Although extroverts and introvert personality types seem to play an important role in memory, personality disorders can also influence how memory function. Researchers have found that people with PDs (personality disorders) tend to have problems with their cognitive elements such as memory. To prove the effect of PDs, research studies decided to examine the PDs and their relationship with memory. They measured people with PDs like “schizotypal” and “Axis I disorder” and see if there were some patterned difficulties happening in their objective and subjective memory. As they described subjective memory tend to be associated with one’s lack of “self- efficacy”, “mastery” and high level of “neuroticism”. And objective memory as more of neutral and fact-based memories (Hong et al., 2012)
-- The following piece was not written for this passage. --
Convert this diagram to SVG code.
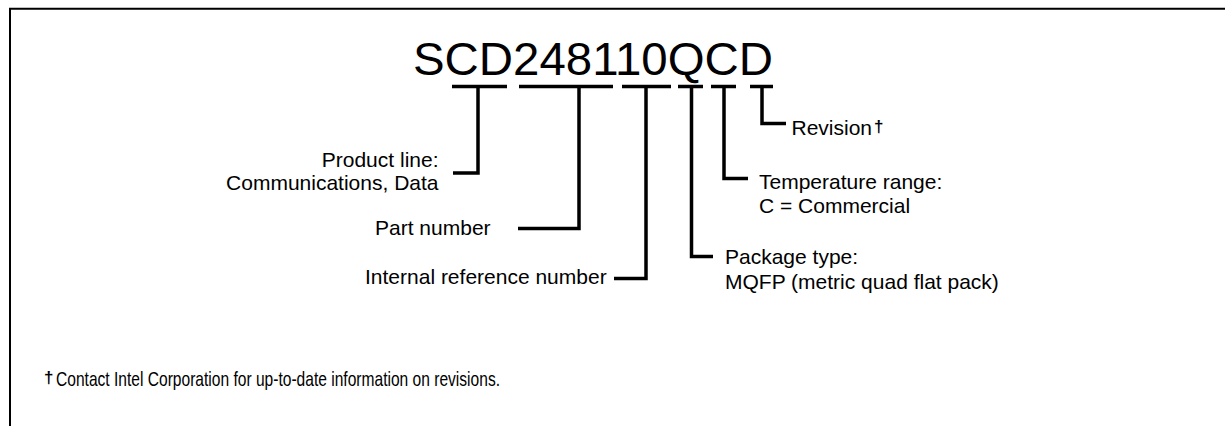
<svg xmlns="http://www.w3.org/2000/svg" width="1225" height="426" viewBox="0 0 1225 426">
<style>
.t{font-family:"Liberation Sans",Arial,Helvetica,sans-serif;fill:#000}
.lbl{font-size:21px}
.ttl{font-size:46px}
.fn{font-size:21px}
.dg{font-size:17px;font-weight:bold}
.ln{fill:none;stroke:#000;stroke-width:3.5;stroke-linejoin:miter;stroke-linecap:butt}
.bar{fill:none;stroke:#000;stroke-width:3.3}
.frame{fill:none;stroke:#000;stroke-width:2}
</style>
<rect width="1225" height="426" fill="#fff"/>
<path class="frame" d="M10,426 V8.7 H1225"/>
<g id="title">
<text class="t ttl" x="413" y="75" textLength="360" lengthAdjust="spacingAndGlyphs">SCD248110QCD</text>
<path class="bar" d="M452,86.5 H507 M519,86.5 H613 M622,86.5 H671 M678,86.5 H703 M711,86.5 H736 M750,86.5 H773"/>
</g>
<g id="connectors">
<path class="ln" d="M478,86.5 V173 H453"/>
<path class="ln" d="M579,86.5 V228.5 H518"/>
<path class="ln" d="M646,86.5 V278.5 H614"/>
<path class="ln" d="M691.5,86.5 V256.5 H713"/>
<path class="ln" d="M724,86.5 V178.5 H748"/>
<path class="ln" d="M762,86.5 V123.5 H786"/>
</g>
<g id="product-line">
<text class="t lbl" x="438.5" y="166.5" text-anchor="end">Product line:</text>
<text class="t lbl" x="438.5" y="190" text-anchor="end">Communications, Data</text>
</g>
<g id="part-number">
<text class="t lbl" x="375" y="235">Part number</text>
</g>
<g id="internal-ref">
<text class="t lbl" x="365" y="283.5">Internal reference number</text>
</g>
<g id="package-type">
<text class="t lbl" x="725" y="264">Package type:</text>
<text class="t lbl" x="725" y="289">MQFP (metric quad flat pack)</text>
</g>
<g id="temperature">
<text class="t lbl" x="759" y="188.5">Temperature range:</text>
<text class="t lbl" x="759" y="213">C = Commercial</text>
</g>
<g id="revision">
<text class="t lbl" x="791.5" y="135">Revision<tspan class="dg" x="874" dy="-3">†</tspan></text>
</g>
<g id="footnote">
<text class="t fn" x="44" y="383"><tspan class="dg">†</tspan><tspan x="56" dy="3" textLength="444" lengthAdjust="spacingAndGlyphs">Contact Intel Corporation for up-to-date information on revisions.</tspan></text>
</g>
</svg>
Based on the experiment, researchers found that PDs are interrelated with both memories. By asking participants with PDs to name “three people” whom they can say they’ve known for a long time and then asked them to compare their memories with people of the same age as them (Hong et al., 2012). Afterward, they were asked to recall and recognize 20 words from the 40 words given immediately and 20 mints after. As those who scored high in recalling and recognizing the words, their memory functions better than those who scored low. However, those who scored low were in “broadline PD” and showed symptoms of “schizotypal or obsessive-compulsive”, which affected their recall and “verbal” memory (Hong et al., 2012).
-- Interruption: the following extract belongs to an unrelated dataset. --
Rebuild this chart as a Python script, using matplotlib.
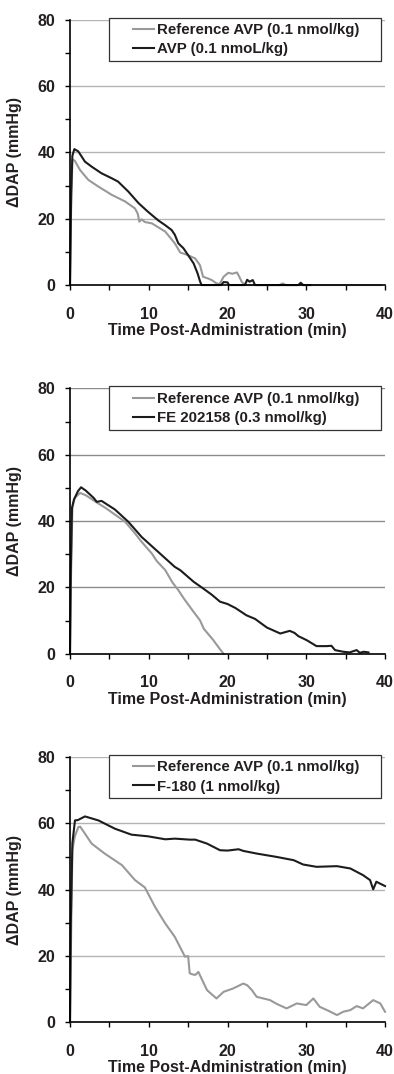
import matplotlib
matplotlib.use("Agg")
import matplotlib.pyplot as plt
from matplotlib.patches import Rectangle
from matplotlib.ticker import MultipleLocator

plt.rcParams["font.family"] = ["Liberation Sans", "DejaVu Sans"]
plt.rcParams["font.weight"] = "bold"
plt.rcParams["axes.labelweight"] = "bold"

# panel 1: reference AVP vs AVP
p1_ref_t = [0, 0.15, 0.3, 0.6, 1.27, 2.33, 3.6, 5.3, 7.0, 8.25, 8.6, 8.8, 9.1, 9.5, 10.4, 12.1, 13.3,
            14.0, 15.0, 15.9, 16.5, 16.9, 17.5, 18.0, 18.6, 19.0, 19.5, 20.1, 20.6, 21.2, 21.5, 21.8,
            22.2, 26.6, 27.0, 27.4, 39.5]
p1_ref_v = [0, 25, 37.9, 37.5, 34.7, 31.7, 29.7, 27.2, 25.2, 23.1, 21.5, 19.1, 19.8, 19.0, 18.6, 16.1,
            12.6, 9.8, 9.0, 8.0, 6.0, 2.5, 2.0, 1.5, 0.5, 0.3, 2.5, 3.7, 3.4, 3.8, 2.5, 1.0, 0, 0, 0.5,
            0, 0]
p1_drug_t = [0, 0.15, 0.3, 0.55, 1.05, 1.9, 2.75, 4.0, 5.3, 6.1, 7.4, 8.7, 9.9, 11.2, 12.0, 12.9,
             13.3, 13.75, 14.4, 15.0, 15.7, 16.2, 16.5, 16.7, 19.2, 19.5, 20.0, 20.2, 22.2, 22.5,
             22.8, 23.2, 23.5, 29.0, 29.3, 29.6, 30.5]
p1_drug_v = [0, 28, 39, 41.0, 40.3, 37.2, 35.7, 33.7, 32.2, 31.2, 28.2, 24.7, 22.1, 19.5, 18.2, 16.6,
             15.2, 12.6, 11.1, 9.0, 6.5, 3.5, 1.2, 0, 0, 0.9, 0.8, 0, 0, 1.6, 1.0, 1.5, 0, 0, 0.7,
             0, 0]

# panel 2: reference AVP vs FE 202158
p2_ref_t = [0, 0.1, 0.3, 0.6, 1.27, 2.0, 3.6, 4.5, 6.1, 7.0, 8.25, 9.0, 10.4, 11.0, 12.1, 13.0, 13.75,
            14.5, 15.7, 16.5, 17.0, 18.2, 19.0, 19.5]
p2_ref_v = [0, 20, 44, 47, 48.5, 47.8, 45.3, 44.0, 41.3, 39.8, 36.3, 34.0, 30.2, 28.0, 25.2, 21.5,
            19.2, 16.5, 12.6, 10.1, 7.5, 4.1, 1.5, 0]
p2_drug_t = [0, 0.1, 0.25, 0.5, 1.0, 1.4, 2.0, 3.0, 3.4, 4.0, 5.7, 7.4, 9.1, 11.2, 13.3, 14.0, 15.7,
             16.9, 18.0, 19.05, 20.0, 21.0, 22.4, 23.5, 25.0, 26.7, 27.9, 28.5, 29.0, 30.05, 31.3,
             32.6, 33.2, 33.65, 34.7, 35.5, 36.4, 36.8, 37.3, 37.9]
p2_drug_v = [0, 25, 44, 46.5, 49, 50.2, 49.2, 47.0, 45.8, 46.1, 43.5, 39.8, 35.2, 30.7, 26.2, 25.2,
             21.7, 19.7, 17.8, 15.7, 15.0, 13.8, 11.6, 10.5, 7.9, 6.1, 6.9, 6.3, 5.3, 4.1, 2.3, 2.3,
             2.4, 1.1, 0.6, 0.4, 1.1, 0.3, 0.6, 0.4]

# panel 3: reference AVP vs F-180
p3_ref_t = [0, 0.1, 0.3, 0.6, 1.06, 1.3, 2.75, 4.4, 6.6, 8.25, 9.5, 10.8, 12.1, 13.3, 14.6, 15.0,
            15.2, 15.5, 15.9, 16.3, 17.4, 18.6, 19.5, 20.7, 22.0, 22.5, 23.1, 23.7, 25.4, 26.3, 27.5,
            28.8, 30.0, 30.9, 31.7, 32.8, 33.9, 34.7, 35.6, 36.4, 37.2, 38.5, 39.4, 40.0]
p3_ref_v = [0, 20, 52, 56, 58.9, 59, 53.9, 50.9, 47.4, 42.9, 40.7, 34.8, 29.8, 25.8, 19.8, 20.0,
            14.8, 14.5, 14.3, 15.2, 9.7, 7.2, 9.2, 10.2, 11.7, 11.2, 9.7, 7.7, 6.7, 5.5, 4.2, 5.7,
            5.2, 7.2, 4.7, 3.5, 2.2, 3.2, 3.7, 4.9, 4.2, 6.7, 5.7, 3.2]
p3_drug_t = [0, 0.1, 0.3, 0.63, 1.0, 1.9, 3.6, 5.7, 7.8, 9.9, 12.1, 13.3, 15.2, 15.9, 17.4, 19.05,
             20.0, 21.4, 22.0, 23.7, 26.2, 28.4, 29.6, 31.3, 33.9, 35.6, 37.2, 38.1, 38.5, 38.9,
             39.4, 40.0]
p3_drug_v = [0, 30, 54, 60.9, 61, 62.1, 60.9, 58.4, 56.6, 56.1, 55.2, 55.4, 55.1, 55.1, 53.9, 51.9,
             51.8, 52.2, 51.7, 50.9, 49.9, 48.9, 47.6, 46.9, 47.1, 46.4, 44.4, 42.9, 40.1, 42.4,
             41.8, 41.1]

ref_label = "Reference AVP (0.1 nmol/kg)"
drug_labels = ["AVP (0.1 nmoL/kg)", "FE 202158 (0.3 nmol/kg)", "F-180 (1 nmol/kg)"]

GRAY = "#999999"
BLACK = "#1c1c1c"
TEXT = "#231f20"


def draw_panel(ax, ref_t, ref_v, drug_t, drug_v, drug_label, grid_color):
    ax.set_xlim(0, 40)
    ax.set_ylim(0, 80)
    for y in [20, 40, 60, 80]:
        ax.axhline(y, color=grid_color, lw=1.0, zorder=1)
    ax.plot(ref_t, ref_v, color=GRAY, lw=1.5, label=ref_label, clip_on=False, zorder=3)
    ax.plot(drug_t, drug_v, color=BLACK, lw=1.5, label=drug_label, clip_on=False, zorder=4)

    for side in ["top", "right"]:
        ax.spines[side].set_visible(False)
    for side in ["left", "bottom"]:
        ax.spines[side].set_linewidth(1.2)
        ax.spines[side].set_color("black")
        ax.spines[side].set_zorder(5)
    ax.xaxis.set_major_locator(MultipleLocator(10))
    ax.xaxis.set_minor_locator(MultipleLocator(5))
    ax.yaxis.set_major_locator(MultipleLocator(20))
    ax.yaxis.set_minor_locator(MultipleLocator(10))
    ax.tick_params(which="both", direction="out", length=3.6, width=1.0, color="black")
    ax.tick_params(axis="x", pad=12, labelsize=11.5, labelcolor=TEXT)
    ax.tick_params(axis="y", pad=7, labelsize=11.5, labelcolor=TEXT)
    for lab in ax.get_xticklabels() + ax.get_yticklabels():
        lab.set_fontweight("bold")
    ax.set_xlabel("Time Post-Administration (min)", fontsize=11.5, color=TEXT,
                  fontweight="bold", labelpad=1)
    ax.set_ylabel("ΔDAP (mmHg)", fontsize=11.5, color=TEXT, fontweight="bold")
    ax.yaxis.set_label_coords(-0.152, 0.5)

    # legend frame drawn as a plain box, entries placed inside it
    ax.add_patch(Rectangle((0.124, 0.845), 0.863, 0.1625, transform=ax.transAxes,
                           facecolor="white", edgecolor="#333333", lw=0.9,
                           clip_on=False, zorder=6))
    leg = ax.legend(loc="center left", bbox_to_anchor=(0.2, 0.9245), frameon=False,
                    fontsize=10.8, handlelength=1.4, handletextpad=0.2, labelspacing=0.35,
                    borderpad=0, borderaxespad=0)
    leg.set_zorder(7)
    for text in leg.get_texts():
        text.set_color(TEXT)
        text.set_fontweight("bold")


fig = plt.figure(figsize=(3.94, 10.74), dpi=100)
panels = [
    (0.7346, p1_ref_t, p1_ref_v, p1_drug_t, p1_drug_v, drug_labels[0], "#b4b4b4"),
    (0.3913, p2_ref_t, p2_ref_v, p2_drug_t, p2_drug_v, drug_labels[1], "#8c8c8c"),
    (0.0481, p3_ref_t, p3_ref_v, p3_drug_t, p3_drug_v, drug_labels[2], "#b4b4b4"),
]
for bottom, rt, rv, dt, dv, label, gc in panels:
    ax = fig.add_axes([0.1777, bottom, 0.7995, 0.2470])
    draw_panel(ax, rt, rv, dt, dv, label, gc)

fig.savefig("out.png", dpi=100)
After many experiments on personality and memory individually and jointly, researchers have found that memory can indeed be mortified by personality. As mentioned earlier, the two types of personality: extrovert and introvert and PDs like schizotypal and obsessive-compulsive disorders influenced how a person can recall and recognizes information. Developing the personality tests had a huge impact on finding evidence for the relationship between personality and memory (Herath, 2015). Although these aptitude tests main purpose was to measure a person’s psychological (mental and emotion) stableness, it still supported the hypothesis of many psychology researchers when they included memory questionnaires on the test. Mainly measuring the degree of a person’s personality then linking it with their memory’s ability also has contributed the to a result of being an extrovert seem to satisfy one’s memory than introvert and people with PDs seem to fail their memory functions.